Start of Data extract
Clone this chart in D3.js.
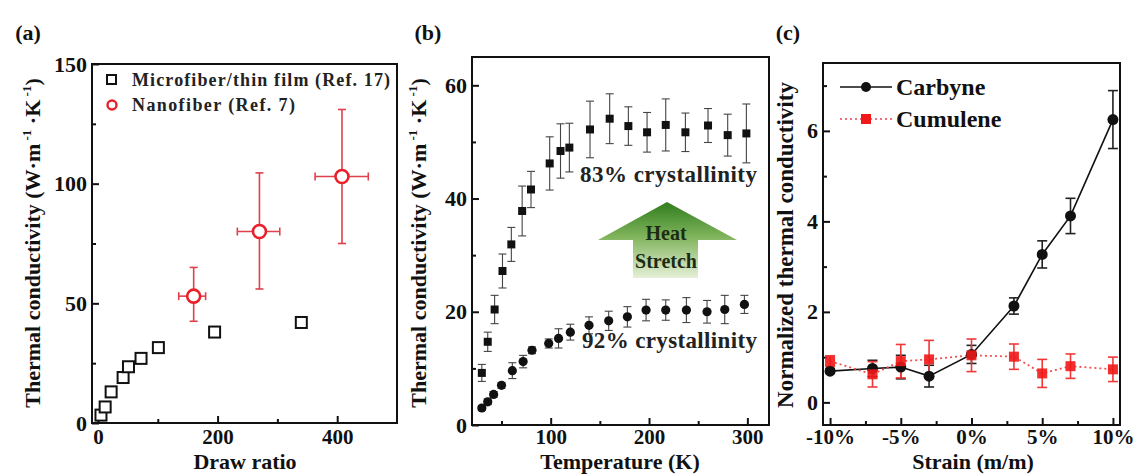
<!DOCTYPE html>
<html>
<head>
<meta charset="utf-8">
<script src="https://cdn.jsdelivr.net/npm/d3@7"></script>
<style>
  body { margin: 0; background: #fff; }
  text { font-family: "Liberation Serif", "Times New Roman", serif; font-weight: bold; }
</style>
</head>
<body>
<svg id="fig" width="1135" height="474"></svg>
<script>
// (a) draw ratio data
const microRatio = [5, 12, 22, 42, 51, 72, 101, 195, 340];
const microK = [3.3, 6.7, 13, 19, 23.5, 27, 31.5, 38, 42];
const nanoRatio = [160, 270, 408];
const nanoK = [53, 80, 103];
const nanoRatioLo = [135, 233, 363];
const nanoRatioHi = [180, 304, 452];
const nanoKLo = [42.5, 56, 75];
const nanoKHi = [65, 104.5, 131];

// (b) temperature data
const tempSq = [30, 36, 43, 51, 60, 71, 80, 99, 110, 119, 140, 160, 179, 198, 217, 237, 260, 280, 299];
const kSq = [9.2, 14.7, 20.4, 27.2, 31.9, 37.8, 41.6, 46.2, 48.4, 49.0, 52.2, 54.1, 52.8, 51.7, 53.0, 51.7, 52.9, 51.2, 51.5];
const errSq = [1.5, 1.7, 2.5, 3.0, 3.0, 4.4, 3.2, 4.7, 4.8, 4.3, 5.0, 4.4, 3.4, 3.5, 4.6, 3.4, 3.0, 3.7, 5.2];
const tempCi = [30, 36, 42, 50, 61, 72, 81, 98, 108, 120, 139, 159, 178, 197, 217, 238, 259, 277, 297];
const kCi = [3.0, 4.1, 5.4, 7.0, 9.6, 11.2, 13.2, 14.4, 15.3, 16.4, 17.6, 18.4, 19.1, 20.3, 20.3, 20.3, 20.0, 20.4, 21.3];
const errCi = [0.4, 0.5, 0.5, 0.5, 1.4, 1.1, 0.6, 0.8, 1.7, 1.4, 1.5, 1.7, 1.8, 1.9, 1.8, 2.2, 2.0, 2.5, 1.6];

// (c) strain data
const strain = [-10, -7, -5, -3, 0, 3, 5, 7, 10];
const carbyne = [0.69, 0.75, 0.78, 0.58, 1.06, 2.13, 3.27, 4.12, 6.25];
const carbyneErr = [0.05, 0.18, 0.26, 0.24, 0.2, 0.18, 0.3, 0.39, 0.64];
const cumulene = [0.91, 0.62, 0.91, 0.95, 1.04, 1.01, 0.64, 0.80, 0.73];
const cumuleneErr = [0.12, 0.28, 0.37, 0.42, 0.36, 0.28, 0.31, 0.27, 0.27];

const svg = d3.select("#fig");

// frame with inward ticks, like Origin plots
function frame(x, y, o) {
  const g = svg.append("g");
  const [x0, x1] = x.range(), [y0, y1] = y.range();
  const xa = g.append("g").attr("transform", `translate(0,${y0})`)
    .call(d3.axisBottom(x).tickValues(o.xt).tickSize(-7).tickPadding(4).tickFormat(o.xf || d3.format("d")));
  g.append("g").attr("transform", `translate(0,${y0})`)
    .call(d3.axisBottom(x).tickValues(o.xm).tickSize(-4).tickFormat(""));
  g.append("g").attr("transform", `translate(${x0},0)`)
    .call(d3.axisLeft(y).tickValues(o.yt).tickSize(-7).tickPadding(5).tickFormat(d3.format("d")));
  g.append("g").attr("transform", `translate(${x0},0)`)
    .call(d3.axisLeft(y).tickValues(o.ym).tickSize(-4).tickFormat(""));
  g.selectAll(".domain").remove();
  g.selectAll(".tick line").attr("stroke", "#111").attr("stroke-width", 2);
  g.selectAll(".tick text").attr("font-family", null).attr("font-size", 22).attr("fill", "#111");
  // x tick labels sit on a common baseline just above the axis title
  xa.selectAll(".tick text").attr("font-size", 21).attr("y", 444 - y0).attr("dy", 0);
  g.append("rect").attr("x", x0).attr("y", y1).attr("width", x1 - x0).attr("height", y0 - y1)
    .attr("fill", "none").attr("stroke", "#111").attr("stroke-width", 2);
  return g;
}

function label(txt, x, y, size) {
  return svg.append("text").attr("x", x).attr("y", y).attr("font-size", size)
    .attr("text-anchor", "middle").attr("fill", "#111").text(txt);
}

function kLabel(cx, cy) {
  const t = svg.append("text").attr("transform", `translate(${cx},${cy}) rotate(-90)`)
    .attr("text-anchor", "middle").attr("font-size", 22).attr("fill", "#111");
  t.append("tspan").text("Thermal conductivity (W·m");
  t.append("tspan").attr("font-size", 13).attr("dy", -9).text(" -1");
  t.append("tspan").attr("dy", 9).text(" ·K");
  t.append("tspan").attr("font-size", 13).attr("dy", -9).text(" -1");
  t.append("tspan").attr("dy", 9).text(")");
}

// ---------- panel (a) ----------
const xA = d3.scaleLinear().domain([-10, 500]).range([92, 397]);
const yA = d3.scaleLinear().domain([0, 150]).range([423, 64]);
frame(xA, yA, { xt: [0, 200, 400], xm: [100, 300], yt: [0, 50, 100, 150], ym: [25, 75, 125] });

const aNano = svg.append("g").attr("stroke", "#e0404c").attr("stroke-width", 1.6).attr("fill", "none");
nanoRatio.forEach((r, i) => {
  const cx = xA(r), cy = yA(nanoK[i]);
  aNano.append("line").attr("x1", cx).attr("x2", cx).attr("y1", yA(nanoKLo[i])).attr("y2", yA(nanoKHi[i]));
  aNano.append("line").attr("x1", xA(nanoRatioLo[i])).attr("x2", xA(nanoRatioHi[i])).attr("y1", cy).attr("y2", cy);
  [nanoKLo[i], nanoKHi[i]].forEach(v =>
    aNano.append("line").attr("x1", cx - 4).attr("x2", cx + 4).attr("y1", yA(v)).attr("y2", yA(v)));
  [nanoRatioLo[i], nanoRatioHi[i]].forEach(v =>
    aNano.append("line").attr("x1", xA(v)).attr("x2", xA(v)).attr("y1", cy - 4).attr("y2", cy + 4));
});
svg.append("g").selectAll("circle").data(nanoRatio).join("circle")
  .attr("cx", d => xA(d)).attr("cy", (d, i) => yA(nanoK[i])).attr("r", 6.5)
  .attr("fill", "#fff").attr("stroke", "#e8202a").attr("stroke-width", 2.6);
svg.append("g").selectAll("rect").data(microRatio).join("rect")
  .attr("x", d => xA(d) - 5.5).attr("y", (d, i) => yA(microK[i]) - 5.5).attr("width", 11).attr("height", 11)
  .attr("fill", "#fff").attr("stroke", "#111").attr("stroke-width", 2);

// legend (a)
svg.append("rect").attr("x", 107).attr("y", 75).attr("width", 9).attr("height", 9)
  .attr("fill", "none").attr("stroke", "#111").attr("stroke-width", 2);
svg.append("circle").attr("cx", 112).attr("cy", 105).attr("r", 4.5)
  .attr("fill", "none").attr("stroke", "#e8202a").attr("stroke-width", 2.4);
svg.append("text").attr("x", 132).attr("y", 86).attr("font-size", 18).attr("fill", "#222")
  .attr("textLength", 258).text("Microfiber/thin film (Ref. 17)");
svg.append("text").attr("x", 132).attr("y", 111).attr("font-size", 18).attr("fill", "#222")
  .attr("textLength", 163).text("Nanofiber (Ref. 7)");

label("(a)", 28, 40, 22);
label("Draw ratio", 245, 469, 22);
kLabel(40, 243);

// ---------- panel (b) ----------
const xB = d3.scaleLinear().domain([20, 322]).range([472, 769]);
const yB = d3.scaleLinear().domain([0, 65]).range([425, 57]);
frame(xB, yB, { xt: [100, 200, 300], xm: [50, 150, 250], yt: [0, 20, 40, 60], ym: [10, 30, 50] });

const bErr = svg.append("g").attr("stroke", "#444").attr("stroke-width", 1.1);
function errBars(xs, ys, es, x, y, w) {
  xs.forEach((t, i) => {
    const cx = x(t);
    bErr.append("line").attr("x1", cx).attr("x2", cx).attr("y1", y(ys[i] - es[i])).attr("y2", y(ys[i] + es[i]));
    [ys[i] - es[i], ys[i] + es[i]].forEach(v =>
      bErr.append("line").attr("x1", cx - w).attr("x2", cx + w).attr("y1", y(v)).attr("y2", y(v)));
  });
}
errBars(tempSq, kSq, errSq, xB, yB, 4);
errBars(tempCi, kCi, errCi, xB, yB, 4);
svg.append("g").selectAll("rect").data(tempSq).join("rect")
  .attr("x", d => xB(d) - 4).attr("y", (d, i) => yB(kSq[i]) - 4).attr("width", 8).attr("height", 8)
  .attr("fill", "#111");
svg.append("g").selectAll("circle").data(tempCi).join("circle")
  .attr("cx", d => xB(d)).attr("cy", (d, i) => yB(kCi[i])).attr("r", 4.6).attr("fill", "#111");

svg.append("text").attr("x", 580).attr("y", 182).attr("font-size", 23).attr("fill", "#222")
  .attr("textLength", 177).text("83% crystallinity");
svg.append("text").attr("x", 582).attr("y", 348).attr("font-size", 23).attr("fill", "#222")
  .attr("textLength", 175).text("92% crystallinity");

// heat-stretch arrow
const grad = svg.append("defs").append("linearGradient").attr("id", "arrowGrad")
  .attr("x1", 0).attr("y1", 0).attr("x2", 0).attr("y2", 1);
grad.append("stop").attr("offset", "0%").attr("stop-color", "#2f7d1e");
grad.append("stop").attr("offset", "45%").attr("stop-color", "#7fb35a");
grad.append("stop").attr("offset", "100%").attr("stop-color", "#e6f0d8");
svg.append("path")
  .attr("d", "M667,202 L737,240 L698,240 L698,278 L633,278 L633,240 L598,240 Z")
  .attr("fill", "url(#arrowGrad)");
svg.append("text").attr("x", 666).attr("y", 240).attr("font-size", 20).attr("fill", "#1c2c14")
  .attr("text-anchor", "middle").text("Heat");
svg.append("text").attr("x", 666).attr("y", 268).attr("font-size", 20).attr("fill", "#1c2c14")
  .attr("text-anchor", "middle").text("Stretch");

label("(b)", 428, 40, 22);
label("Temperature (K)", 620, 469, 22);
kLabel(426, 243);

// ---------- panel (c) ----------
const xC = d3.scaleLinear().domain([-10.5, 10.5]).range([823, 1120]);
const yC = d3.scaleLinear().domain([-0.5, 7.5]).range([425, 63]);
frame(xC, yC, { xt: [-10, -5, 0, 5, 10], xm: [-7.5, -2.5, 2.5, 7.5], xf: d => d + "%",
  yt: [0, 2, 4, 6], ym: [1, 3, 5, 7] });

const line = d3.line().x((d, i) => xC(strain[i])).y(d => yC(d));
svg.append("path").datum(carbyne).attr("d", line).attr("fill", "none")
  .attr("stroke", "#111").attr("stroke-width", 1.6);
svg.append("path").datum(cumulene).attr("d", line).attr("fill", "none")
  .attr("stroke", "#f05050").attr("stroke-width", 1.8).attr("stroke-dasharray", "2,3");

function errC(vals, errs, color) {
  const g = svg.append("g").attr("stroke", color).attr("stroke-width", 1.6);
  strain.forEach((s, i) => {
    const cx = xC(s);
    g.append("line").attr("x1", cx).attr("x2", cx).attr("y1", yC(vals[i] - errs[i])).attr("y2", yC(vals[i] + errs[i]));
    [vals[i] - errs[i], vals[i] + errs[i]].forEach(v =>
      g.append("line").attr("x1", cx - 5).attr("x2", cx + 5).attr("y1", yC(v)).attr("y2", yC(v)));
  });
}
errC(carbyne, carbyneErr, "#222");
errC(cumulene, cumuleneErr, "#f03838");
svg.append("g").selectAll("circle").data(carbyne).join("circle")
  .attr("cx", (d, i) => xC(strain[i])).attr("cy", d => yC(d)).attr("r", 5.5).attr("fill", "#111");
svg.append("g").selectAll("rect").data(cumulene).join("rect")
  .attr("x", (d, i) => xC(strain[i]) - 5).attr("y", d => yC(d) - 5).attr("width", 10).attr("height", 10)
  .attr("fill", "#f01818").attr("opacity", 0.9);

// legend (c)
svg.append("line").attr("x1", 840).attr("x2", 892).attr("y1", 87).attr("y2", 87)
  .attr("stroke", "#111").attr("stroke-width", 1.6);
svg.append("circle").attr("cx", 866).attr("cy", 87).attr("r", 5).attr("fill", "#111");
svg.append("line").attr("x1", 840).attr("x2", 892).attr("y1", 119).attr("y2", 119)
  .attr("stroke", "#f07080").attr("stroke-width", 1.8).attr("stroke-dasharray", "2,3");
svg.append("rect").attr("x", 861).attr("y", 114).attr("width", 10).attr("height", 10).attr("fill", "#f01818");
svg.append("text").attr("x", 896).attr("y", 95).attr("font-size", 24).attr("fill", "#111").text("Carbyne");
svg.append("text").attr("x", 896).attr("y", 127).attr("font-size", 24).attr("fill", "#111").text("Cumulene");

label("(c)", 788, 40, 22);
label("Strain (m/m)", 973, 469, 22);
svg.append("text").attr("transform", "translate(793,245) rotate(-90)")
  .attr("text-anchor", "middle").attr("font-size", 23).attr("fill", "#111")
  .text("Normalized thermal conductivity");
</script>
</body>
</html>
End of Data extract
Your task is to return the lines above, from the first one up to and including the line containing "const nanoKHi = [65, 104.5, 131];", minus any pictures.

Clone this chart in D3.js.
<!DOCTYPE html>
<html>
<head>
<meta charset="utf-8">
<script src="https://cdn.jsdelivr.net/npm/d3@7"></script>
<style>
  body { margin: 0; background: #fff; }
  text { font-family: "Liberation Serif", "Times New Roman", serif; font-weight: bold; }
</style>
</head>
<body>
<svg id="fig" width="1135" height="474"></svg>
<script>
// (a) draw ratio data
const microRatio = [5, 12, 22, 42, 51, 72, 101, 195, 340];
const microK = [3.3, 6.7, 13, 19, 23.5, 27, 31.5, 38, 42];
const nanoRatio = [160, 270, 408];
const nanoK = [53, 80, 103];
const nanoRatioLo = [135, 233, 363];
const nanoRatioHi = [180, 304, 452];
const nanoKLo = [42.5, 56, 75];
const nanoKHi = [65, 104.5, 131];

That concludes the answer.